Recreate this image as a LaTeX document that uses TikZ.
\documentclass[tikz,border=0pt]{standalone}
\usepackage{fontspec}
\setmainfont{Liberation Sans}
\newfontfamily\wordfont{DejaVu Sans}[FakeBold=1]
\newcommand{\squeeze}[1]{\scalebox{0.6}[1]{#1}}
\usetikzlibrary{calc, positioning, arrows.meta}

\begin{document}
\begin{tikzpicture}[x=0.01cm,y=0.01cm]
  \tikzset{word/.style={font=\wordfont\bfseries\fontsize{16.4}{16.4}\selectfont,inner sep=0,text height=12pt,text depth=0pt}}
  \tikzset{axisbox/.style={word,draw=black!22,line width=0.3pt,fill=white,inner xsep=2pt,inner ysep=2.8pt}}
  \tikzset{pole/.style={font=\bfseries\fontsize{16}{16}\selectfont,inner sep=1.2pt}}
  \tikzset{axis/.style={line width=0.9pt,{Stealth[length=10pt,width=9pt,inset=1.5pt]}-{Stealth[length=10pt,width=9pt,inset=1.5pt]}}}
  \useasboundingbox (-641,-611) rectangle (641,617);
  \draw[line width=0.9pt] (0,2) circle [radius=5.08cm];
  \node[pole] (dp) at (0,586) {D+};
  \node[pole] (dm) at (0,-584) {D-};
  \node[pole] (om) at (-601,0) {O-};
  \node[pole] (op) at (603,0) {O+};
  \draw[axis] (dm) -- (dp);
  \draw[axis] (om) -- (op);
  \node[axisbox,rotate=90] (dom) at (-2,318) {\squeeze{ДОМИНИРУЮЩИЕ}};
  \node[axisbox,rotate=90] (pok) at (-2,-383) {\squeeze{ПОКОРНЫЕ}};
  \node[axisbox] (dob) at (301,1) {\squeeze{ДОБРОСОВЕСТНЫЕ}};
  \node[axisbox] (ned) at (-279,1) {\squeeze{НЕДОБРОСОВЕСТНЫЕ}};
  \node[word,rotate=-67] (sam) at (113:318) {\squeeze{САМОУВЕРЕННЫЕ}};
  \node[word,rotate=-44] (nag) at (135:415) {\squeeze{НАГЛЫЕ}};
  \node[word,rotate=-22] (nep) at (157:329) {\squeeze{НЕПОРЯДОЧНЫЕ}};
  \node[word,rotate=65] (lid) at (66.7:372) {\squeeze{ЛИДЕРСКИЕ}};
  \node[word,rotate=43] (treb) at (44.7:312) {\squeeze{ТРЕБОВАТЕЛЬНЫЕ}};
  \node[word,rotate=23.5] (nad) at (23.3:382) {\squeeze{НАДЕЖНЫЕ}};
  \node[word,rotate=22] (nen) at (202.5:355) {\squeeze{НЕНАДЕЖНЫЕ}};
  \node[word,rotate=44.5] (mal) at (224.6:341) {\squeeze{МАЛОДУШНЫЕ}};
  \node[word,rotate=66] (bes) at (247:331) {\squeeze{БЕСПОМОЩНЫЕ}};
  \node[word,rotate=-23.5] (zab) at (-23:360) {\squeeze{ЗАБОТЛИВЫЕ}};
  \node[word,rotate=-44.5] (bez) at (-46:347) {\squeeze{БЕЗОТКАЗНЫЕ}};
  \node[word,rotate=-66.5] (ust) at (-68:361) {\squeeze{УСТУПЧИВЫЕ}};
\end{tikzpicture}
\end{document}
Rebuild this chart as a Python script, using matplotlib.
○ ○ ○ ○ ○
**Exercise directions**: Above are some records; extract every one of them exactly.

**Output for this task**:
Recreate this image as a LaTeX document that uses TikZ.
\documentclass[tikz,border=0pt]{standalone}
\usepackage{fontspec}
\setmainfont{Liberation Sans}
\newfontfamily\wordfont{DejaVu Sans}[FakeBold=1]
\newcommand{\squeeze}[1]{\scalebox{0.6}[1]{#1}}
\usetikzlibrary{calc, positioning, arrows.meta}

\begin{document}
\begin{tikzpicture}[x=0.01cm,y=0.01cm]
  \tikzset{word/.style={font=\wordfont\bfseries\fontsize{16.4}{16.4}\selectfont,inner sep=0,text height=12pt,text depth=0pt}}
  \tikzset{axisbox/.style={word,draw=black!22,line width=0.3pt,fill=white,inner xsep=2pt,inner ysep=2.8pt}}
  \tikzset{pole/.style={font=\bfseries\fontsize{16}{16}\selectfont,inner sep=1.2pt}}
  \tikzset{axis/.style={line width=0.9pt,{Stealth[length=10pt,width=9pt,inset=1.5pt]}-{Stealth[length=10pt,width=9pt,inset=1.5pt]}}}
  \useasboundingbox (-641,-611) rectangle (641,617);
  \draw[line width=0.9pt] (0,2) circle [radius=5.08cm];
  \node[pole] (dp) at (0,586) {D+};
  \node[pole] (dm) at (0,-584) {D-};
  \node[pole] (om) at (-601,0) {O-};
  \node[pole] (op) at (603,0) {O+};
  \draw[axis] (dm) -- (dp);
  \draw[axis] (om) -- (op);
  \node[axisbox,rotate=90] (dom) at (-2,318) {\squeeze{ДОМИНИРУЮЩИЕ}};
  \node[axisbox,rotate=90] (pok) at (-2,-383) {\squeeze{ПОКОРНЫЕ}};
  \node[axisbox] (dob) at (301,1) {\squeeze{ДОБРОСОВЕСТНЫЕ}};
  \node[axisbox] (ned) at (-279,1) {\squeeze{НЕДОБРОСОВЕСТНЫЕ}};
  \node[word,rotate=-67] (sam) at (113:318) {\squeeze{САМОУВЕРЕННЫЕ}};
  \node[word,rotate=-44] (nag) at (135:415) {\squeeze{НАГЛЫЕ}};
  \node[word,rotate=-22] (nep) at (157:329) {\squeeze{НЕПОРЯДОЧНЫЕ}};
  \node[word,rotate=65] (lid) at (66.7:372) {\squeeze{ЛИДЕРСКИЕ}};
  \node[word,rotate=43] (treb) at (44.7:312) {\squeeze{ТРЕБОВАТЕЛЬНЫЕ}};
  \node[word,rotate=23.5] (nad) at (23.3:382) {\squeeze{НАДЕЖНЫЕ}};
  \node[word,rotate=22] (nen) at (202.5:355) {\squeeze{НЕНАДЕЖНЫЕ}};
  \node[word,rotate=44.5] (mal) at (224.6:341) {\squeeze{МАЛОДУШНЫЕ}};
  \node[word,rotate=66] (bes) at (247:331) {\squeeze{БЕСПОМОЩНЫЕ}};
  \node[word,rotate=-23.5] (zab) at (-23:360) {\squeeze{ЗАБОТЛИВЫЕ}};
  \node[word,rotate=-44.5] (bez) at (-46:347) {\squeeze{БЕЗОТКАЗНЫЕ}};
  \node[word,rotate=-66.5] (ust) at (-68:361) {\squeeze{УСТУПЧИВЫЕ}};
\end{tikzpicture}
\end{document}
Rebuild this chart as a Python script, using matplotlib.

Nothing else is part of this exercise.